I have to confess that I find Clough’s account of the Fall opaque. I have a hard time distinguishing the idea of a creation that is estranged from God at every moment throughout history from one in which predation, suffering, and death are necessary elements of the evolutionary process. At the very least, I’d like to see it spelled out in more detail.
Clough then turns from the need for reconciliation to the means of reconciliation, pointing out that “Christ’s death is not merely like an animal sacrifice–it is an animal sacrifice” (4341). Simply put, the death of Jesus is the death of a human animal. “In Christ, a human animal was sacrificed not for humans but for the sake of all creatures” This creates a certain symmetry between the fact of the sacrifice and the scope of its saving power. This provocative suggestion is not really explored in depth, and I would’ve liked to see a bit more on Clough’s understanding of how this sacrifice makes a differences for (human and non-human) animals. But this minor quibble aside, Clough offers strong reasons for thinking that God’s act of reconciliation, as much as God’s act of creation, encompasses all creatures.
What about plants? Fungi?
What about them?
Interesting thoughts about animals. After living with four cats for almost 20 years, I could see what seemed ike moral qualities in their interactions with each other. And predation doesn’t seem to be totally fixed …. 🙂 … http://povcrystal.blogspot.com/2012/02/pork-chops-not.html
C.S. Lewis gets into some speculation like this, I think in Miracles, maybe The Problem of Pain. I’m a little leery of this: “The difference between us and chimps is more a matter of degree than of kind.” It’s the kind of statement that earns you nothing but can cost you a lot.

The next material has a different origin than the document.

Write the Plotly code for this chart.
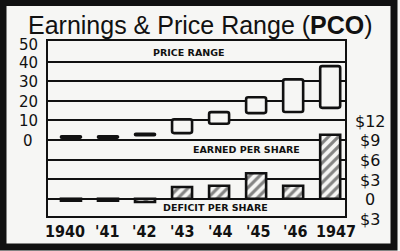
import plotly.graph_objects as go

# ---- data ----
years = ["1940", "'41", "'42", "'43", "'44", "'45", "'46", "1947"]
price_low = [1.2, 1.2, 2.4, 3.5, 8.3, 13.7, 14.3, 16.4]
price_high = [1.9, 1.9, 3.2, 10.5, 14.2, 21.8, 30.9, 37.7]
earnings = [-0.3, -0.3, -0.5, 1.8, 2.0, 3.9, 2.0, 9.8]

price_ticks = [50, 40, 30, 20, 10, 0]
price_tick_text = ["50", "40", "30", "20", "10", "0"]
eps_ticks = [12, 9, 6, 3, 0, -3]
eps_tick_text = ["$12", "$9", "$6", "$3", "0", "$3"]
grid_vals = [-30, -20, -10, 0, 10, 20, 30, 40]

# ---- styling ----
BG = "#f6f6f4"
INK = "#111111"
W, H = 400, 251
L, R, T, B = 48, 55, 41, 35
P_RANGE = [-38.8, 50.5]
E_RANGE = [9 + 0.3 * p for p in P_RANGE]
year_label_shift = [-6, -1, -1, 0, 1, 2, 2, 6]

def px_x(X):
    return (X - L) / (W - L - R)

def px_y(Y):
    return (H - B - Y) / (H - T - B)

def e_to_paper(e):
    return (e - E_RANGE[0]) / (E_RANGE[1] - E_RANGE[0])

xs = list(range(len(years)))

fig = go.Figure()
fig.add_trace(go.Bar(
    x=xs, y=[h - l for h, l in zip(price_high, price_low)], base=price_low,
    width=0.54, yaxis="y",
    marker=dict(color=BG, line=dict(color=INK, width=2.6), cornerradius=2),
    hoverinfo="skip", showlegend=False,
))
fig.add_trace(go.Bar(
    x=xs, y=earnings, width=0.54, yaxis="y2",
    marker=dict(color=BG,
                pattern=dict(shape="/", fgcolor=INK, bgcolor=BG, size=7, solidity=0.45),
                line=dict(color=INK, width=2.6)),
    hoverinfo="skip", showlegend=False,
))

ann = []
ann.append(dict(text="Earnings & Price Range (<b>PCO</b>)", xref="paper", yref="paper",
                x=px_x(200), y=px_y(25), xanchor="center", yanchor="middle",
                showarrow=False, font=dict(family="Liberation Sans, Arial", size=25, color=INK)))
for v, t in zip(price_ticks, price_tick_text):
    ann.append(dict(text=t, xref="paper", yref="y", x=px_x(28), y=v, xanchor="center",
                    yanchor="middle", showarrow=False, yshift=-3 if v == 50 else -1,
                    font=dict(family="DejaVu Sans", size=15, color=INK)))
for v, t in zip(eps_ticks, eps_tick_text):
    ann.append(dict(text=t, xref="paper", yref="paper", x=px_x(370), y=e_to_paper(v),
                    xanchor="center", yanchor="middle", showarrow=False, yshift=-1,
                    font=dict(family="DejaVu Sans", size=16, color=INK)))
for i, t in enumerate(years):
    ann.append(dict(text="<b>" + t + "</b>", xref="x", yref="paper", x=xs[i], y=px_y(231.5),
                    xanchor="center", yanchor="middle", showarrow=False,
                    xshift=year_label_shift[i],
                    font=dict(family="Liberation Sans Narrow, DejaVu Sans Condensed, Arial Narrow",
                              size=16, color=INK)))
for txt, cx, cy in [("PRICE RANGE", 189, 52), ("EARNED PER SHARE", 247, 149.5),
                    ("DEFICIT PER SHARE", 215, 207)]:
    ann.append(dict(text="<b>" + txt + "</b>", xref="paper", yref="paper", x=px_x(cx), y=px_y(cy),
                    xanchor="center", yanchor="middle", showarrow=False,
                    font=dict(family="DejaVu Sans", size=9.5, color=INK)))

fig.update_layout(
    width=W, height=H, margin=dict(l=L, r=R, t=T, b=B, pad=0, autoexpand=False),
    paper_bgcolor=BG, plot_bgcolor=BG, barmode="overlay", showlegend=False,
    xaxis=dict(range=[-0.62, 7.4], tickvals=xs, showticklabels=False, showgrid=False,
               zeroline=False, showline=True, mirror=True, linecolor=INK, linewidth=2,
               ticks="", automargin=False),
    yaxis=dict(range=P_RANGE, tickvals=grid_vals, showticklabels=False, showgrid=True,
               gridcolor=INK, gridwidth=2, zeroline=False, showline=True, mirror=True,
               linecolor=INK, linewidth=2, ticks="", automargin=False),
    yaxis2=dict(range=E_RANGE, overlaying="y", side="right", showgrid=False,
                showticklabels=False, zeroline=False, showline=False, ticks="",
                automargin=False),
    annotations=ann,
    shapes=[dict(type="rect", xref="paper", yref="paper",
                 x0=px_x(3), x1=px_x(394), y0=px_y(247), y1=px_y(2.5),
                 line=dict(color=INK, width=7), fillcolor="rgba(0,0,0,0)", layer="above")],
)

fig.write_html("out.html")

Is the author making the case for a moral imperative to eat vegetarian?
In this particular context, what he’s trying to do is call into question our assumption that only humans can sin and therefore animals aren’t in need of reconciliation with God.
But more broadly I think what’s at issue is the question of whether there’s some uniquely human trait (e.g., reason or free will or what have you) that makes us superior to animals (and, often implicitly assumed, entitled to exploit them for our own purposes).
I don’t know if he intends to argue for vegetarianism, or even if it’ll be addresses in this book, which is the first of a projected two-volume set.